The cosplay community flourishes online and at conventions, where cosplayers don their finished projects. Conventions may feature such uncanny events as Jack Sparrow taking selfies with Sailor Moon, Captain America arm-wrestling Cinderella, or five different versions of the Doctor sitting down to tea together. Terril likened it to an unscripted play. In other words, anything could happen, and it’s this world of possibility that appeals to practicing cosplayers.

Leatherworking with Brian Cliff

Courtesy Brian Cliff

Sophomore Brian Cliff first became interested in leatherworking, and especially whip-making, after watching Indiana Jones.

“When I saw Raiders of the Lost Ark, I was mesmerized by Indiana Jones wielding his whip. I wanted one, but they were too expensive, so I decided to make one,” Cliff said.

He began dabbling in leatherworking several years ago, and launched his research into the obscure craft of leatherworking.

Cliff described his first bull-whip, made out of cowhide, as a semi-functional disaster. Having first appealed to the American tradition of whip-making and finding himself dissatisfied with what it offered, he turned to the Australian tradition in search a greater degree of finesse. This new vein of research led him to discover kangaroo leather, which he used to make what he said was his best stock-whip.

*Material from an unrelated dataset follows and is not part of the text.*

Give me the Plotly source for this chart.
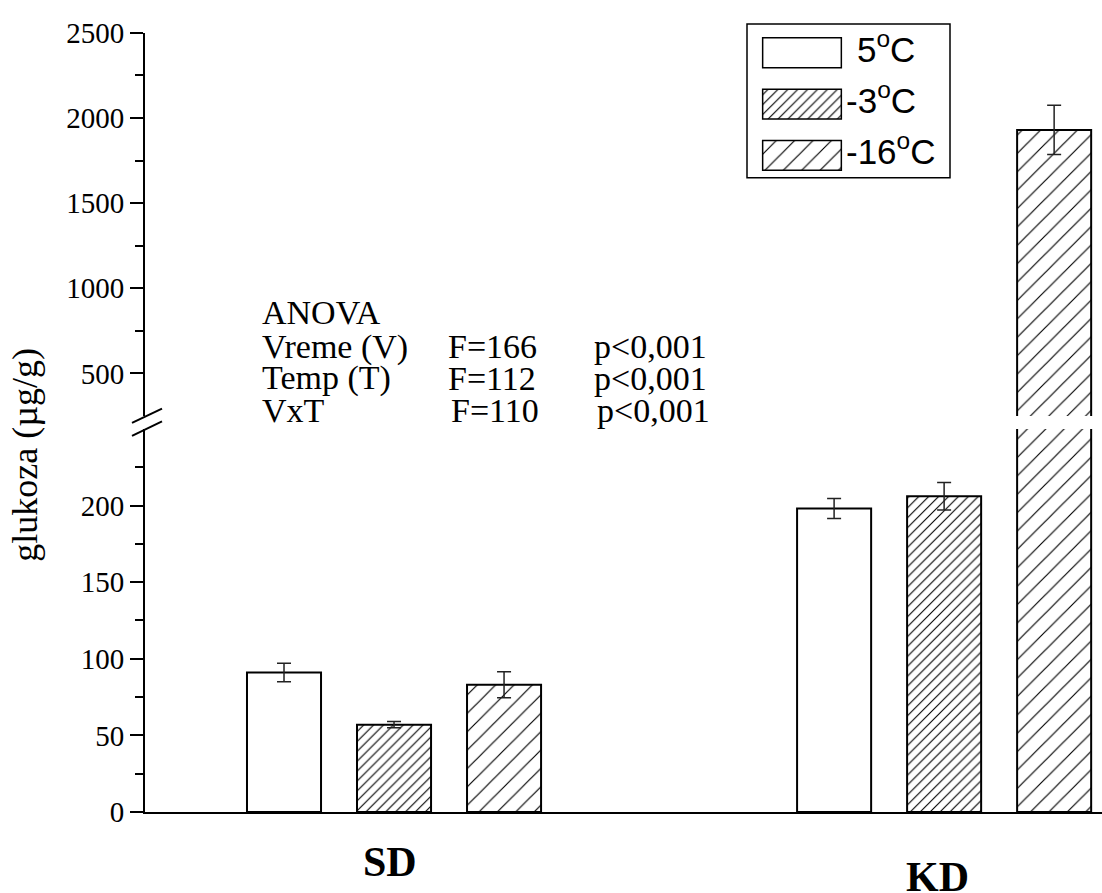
import plotly.graph_objects as go

# ---- data ----
groups = ["SD", "KD"]
series = ["5°C", "-3°C", "-16°C"]
series_labels = ["5<sup>o</sup>C", "-3<sup>o</sup>C", "-16<sup>o</sup>C"]
val_5 = [91, 198]
val_m3 = [57, 206]
val_m16 = [83, 1930]
err_5 = [6, 6.5]
err_m3 = [2, 9]
err_m16 = [8.5, 145]
values = [val_5, val_m3, val_m16]
errors = [err_5, err_m3, err_m16]

lower_ticks = [0, 50, 100, 150, 200]
lower_minor = [25, 75, 125, 175, 225]
upper_ticks = [500, 1000, 1500, 2000, 2500]
upper_minor = [750, 1250, 1750, 2250]
BREAK = 250

anova_rows = [
    ("ANOVA", "", ""),
    ("Vreme (V)", "F=166", "p<0,001"),
    ("Temp (T)", "F=112", "p<0,001"),
    ("VxT", "F=110", "p<0,001"),
]

# ---- layout helpers (pixel -> paper) ----
W, H = 1102, 893
L, R, T, B = 145, 0, 10, 81
PW, PH = W - L - R, H - T - B
def px(x):
    return (x - L) / PW
def py(y):
    return (H - B - y) / PH

styles = [
    dict(shape="", size=8, solidity=0.1),
    dict(shape="/", size=7, solidity=0.16),
    dict(shape="/", size=13, solidity=0.09),
]

SERIF = "Liberation Serif, Times New Roman, serif"
SANS = "Liberation Sans, Arial, sans-serif"

fig = go.Figure()

for i, (name, vals, errs, st) in enumerate(zip(series, values, errors, styles)):
    e_low = [e if v <= BREAK else 0 for v, e in zip(vals, errs)]
    e_up = [e if v > BREAK else 0 for v, e in zip(vals, errs)]
    for ax, e in (("y", e_low), ("y2", e_up)):
        fig.add_trace(go.Bar(
            x=groups, y=vals, name=name, xaxis="x", yaxis=ax,
            offsetgroup=str(i), showlegend=False,
            marker=dict(color="white", line=dict(color="black", width=2),
                        pattern=dict(shape=st["shape"], size=st["size"],
                                     solidity=st["solidity"], fgcolor="black",
                                     bgcolor="white", fillmode="replace")),
            error_y=dict(type="data", array=e, visible=True, color="#222",
                         thickness=1.5, width=7),
        ))

# legend as inset horizontal bars
for i, (name, st) in enumerate(zip(series, styles)):
    fig.add_trace(go.Bar(
        x=[1], y=[name], orientation="h", xaxis="x3", yaxis="y3",
        showlegend=False, width=0.58, hoverinfo="skip",
        marker=dict(color="white", line=dict(color="black", width=1.5),
                    pattern=dict(shape=st["shape"], size=st["size"],
                                 solidity=st["solidity"], fgcolor="black",
                                 bgcolor="white", fillmode="replace")),
    ))

axis_common = dict(showline=True, linecolor="black", linewidth=2, ticks="outside",
                   ticklen=13, tickwidth=2, tickcolor="black", showgrid=False,
                   zeroline=False, tickfont=dict(family=SERIF, size=29, color="black"))

fig.update_layout(
    width=W, height=H, margin=dict(l=L, r=R, t=T, b=B),
    paper_bgcolor="white", plot_bgcolor="rgba(0,0,0,0)",
    barmode="group", bargap=0.4, bargroupgap=0.327,
    showlegend=False,
    xaxis=dict(range=[-0.4527, 1.287], showline=True, linecolor="black", linewidth=2,
               showticklabels=False, ticks="", showgrid=False, zeroline=False,
               anchor="y"),
    yaxis=dict(domain=[0, py(426)], range=[0, BREAK], tickvals=lower_ticks,
               minor=dict(tickvals=lower_minor, ticks="outside", ticklen=8,
                          tickwidth=2, tickcolor="black"),
               anchor="x", **axis_common),
    yaxis2=dict(domain=[py(413), py(27)], range=[BREAK, 2500], tickvals=upper_ticks,
                minor=dict(tickvals=upper_minor, ticks="outside", ticklen=8,
                           tickwidth=2, tickcolor="black"),
                anchor="x", **axis_common),
    xaxis3=dict(domain=[px(763) - 0.002, px(841) + 0.002], range=[-0.02, 1.02],
                visible=False, anchor="y3", fixedrange=True),
    yaxis3=dict(domain=[py(176.35), py(21.15)], range=[2.5, -0.5], visible=False,
                categoryorder="array", categoryarray=series, anchor="x3",
                fixedrange=True),
)

# legend frame & labels
fig.add_shape(type="rect", xref="paper", yref="paper",
              x0=px(747), x1=px(950), y0=py(173), y1=py(18),
              line=dict(color="black", width=1.5), fillcolor="rgba(0,0,0,0)",
              layer="below")
leg_x = [855, 844, 844]
leg_y = [41, 93, 144]
for lab, lx, ly in zip(series_labels, leg_x, leg_y):
    fig.add_annotation(text=lab, xref="paper", yref="paper", x=px(lx), y=py(ly),
                       xanchor="left", yanchor="middle", showarrow=False,
                       font=dict(family=SANS, size=35, color="black"))

# axis break marks
for y0 in (420, 433):
    fig.add_shape(type="line", xref="paper", yref="paper",
                  x0=px(132), y0=py(y0), x1=px(162), y1=py(y0 - 14.5),
                  line=dict(color="black", width=2))

# ANOVA text
col_x = [260, 446, 592]
row_y = [309, 343, 375, 407]
for (a, b, c), ry in zip(anova_rows, row_y):
    for txt, cx in zip((a, b, c), col_x):
        if txt:
            fig.add_annotation(text=txt, xref="paper", yref="paper",
                               x=px(cx + (3 if ry == row_y[-1] and cx != col_x[0] else 0)),
                               y=py(ry), xanchor="left", yanchor="middle",
                               showarrow=False,
                               font=dict(family=SERIF, size=34, color="black"))

# y title
fig.add_annotation(text="glukoza (µg/g)", xref="paper", yref="paper",
                   x=px(25), y=py(452), textangle=-90, xanchor="center",
                   yanchor="middle", showarrow=False,
                   font=dict(family=SERIF, size=36, color="black"))

# category labels
for g, gx, gy in zip(groups, [390, 937], [862, 877]):
    fig.add_annotation(text="<b>%s</b>" % g, xref="paper", yref="paper",
                       x=px(gx), y=py(gy), xanchor="center", yanchor="middle",
                       showarrow=False,
                       font=dict(family=SERIF, size=42, color="black"))

fig.write_html("out.html")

Cliff explained that he finds the process of whip-making rewarding.

“[It’s] a testament to how much you can accomplish on your own if you have the courage to try,” he said. “It was liberating to realize I could learn this craft myself and not depend upon someone else.”

Ever since his first bull-whip, Cliff has experienced a sense of satisfaction from contributing to what he called a dying craft. Aside from cattle whips, Cliff has also applied his leatherworking skills to making belts, pet leashes, and fedora accessories, though the whips remain his favorite projects.